Nasals are made in a way that is very similar to plosives, with one important difference: while the mouth is blocked off, the nasal cavity is open. Try saying m, n, ng, and compare this to b, d, g. You will find that the place at which the mouth is closed off is similar, but now, the sound “comes out” through the nose.
Which means that the difference between happiness and sadness is all in the nose …
Anyway, back to the research. What we have here is clearly an extraordinary hypothesis, which requires very strong evidence. Let’s see whether Auracher et al. have been able to provide this. At first glance, their overall approach appears to be very thorough:
[…] this study (a) uses a sufficiently large text basis to test the results for their general validity, (b) includes several languages to test the results for their universality, (c) asks participants to rate the texts to avoid subjective categorization, (d) uses an established dimensional model of emotions to categorize the phonemes, and (e) predicts a distinct relation between the relative occurrence of specific phonemes and the particular meaning expressed by the overall text.
All of these are commendable, but as always, the devil is in the detail. What is a sufficiently large text basis, and what kinds of texts should be used? Auracher and colleagues choose poetry, because there, they would expect to see particularly strong links between sound symbolism (phonosemantics) and emotional content.
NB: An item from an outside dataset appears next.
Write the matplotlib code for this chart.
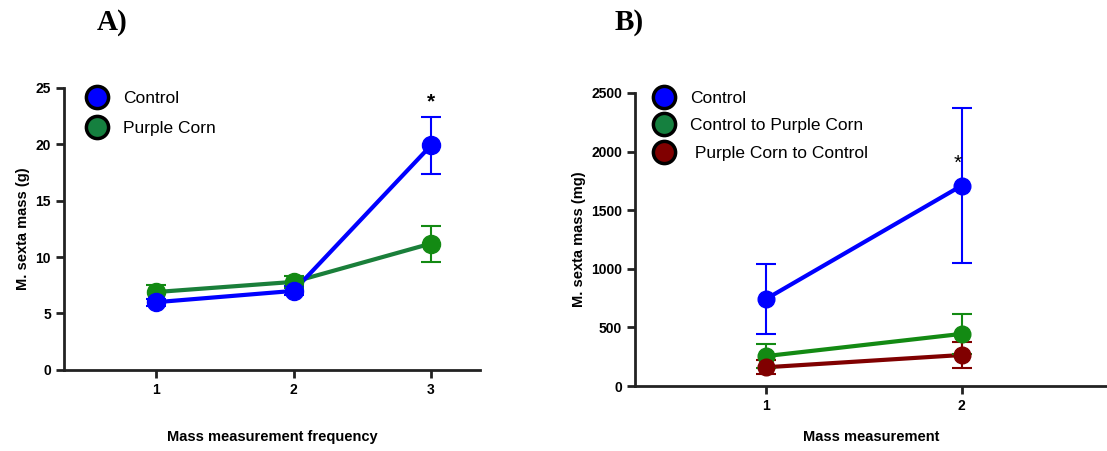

This is a reasonable argument, because poets harness everything language offers to create complex pieces of art that can evoke strong emotions in readers and listeners.
How many poems did the choose? Why, as far as I can see, two per language, each taken from one particular large collection of poetry. In my book, that is not “large”, but then I am also a computational linguist, and within computational linguistics, my main specialty is corpus linguistics. That is, I am used to dealing with databases of language and speech that contain thousands, tens of thousands, and millions of words of text. An alternative approach, which was taken by Whissell (1999), would be to examine the vocabulary of a language and look at the frequency of different types of sounds in words with positive or negative emotional connotations. This is very difficult to do cross-linguistically, because you need a well-curated lexicon with the appropriate information, or at least a thesaurus which would allow you to extract words for positive and negative emotions automatically.
The way Auracher et al. chose their two poems is linked to (e) – they selected the poem with the highest and the poem with the lowest plosive-to-nasal ratio from four collections of poems, one per language.
Which brings us to (b), including several languages. They selected a total of four languages, German, Russian, Ukrainian, and Chinese. German, Russian, and Ukrainian are Indo-European languages, just like Hindi and Urdu. German is a close relative of English – both are in fact West Germanic languages, while the Scandinavian languages form the North Germanic family. Russian and Ukrainian are not only both Slavic languages, they also belong to the same sub-branch of the Slavic family, East Slavic. Chinese in its manifold forms is part of the Sino-Tibetan family of languages. This is hardly a representative sample – Indo-European, and in particular East Slavic, are vastly oversampled, and whole language families have been left untouched. Typologists who study language universals would typically insist on a broader sample.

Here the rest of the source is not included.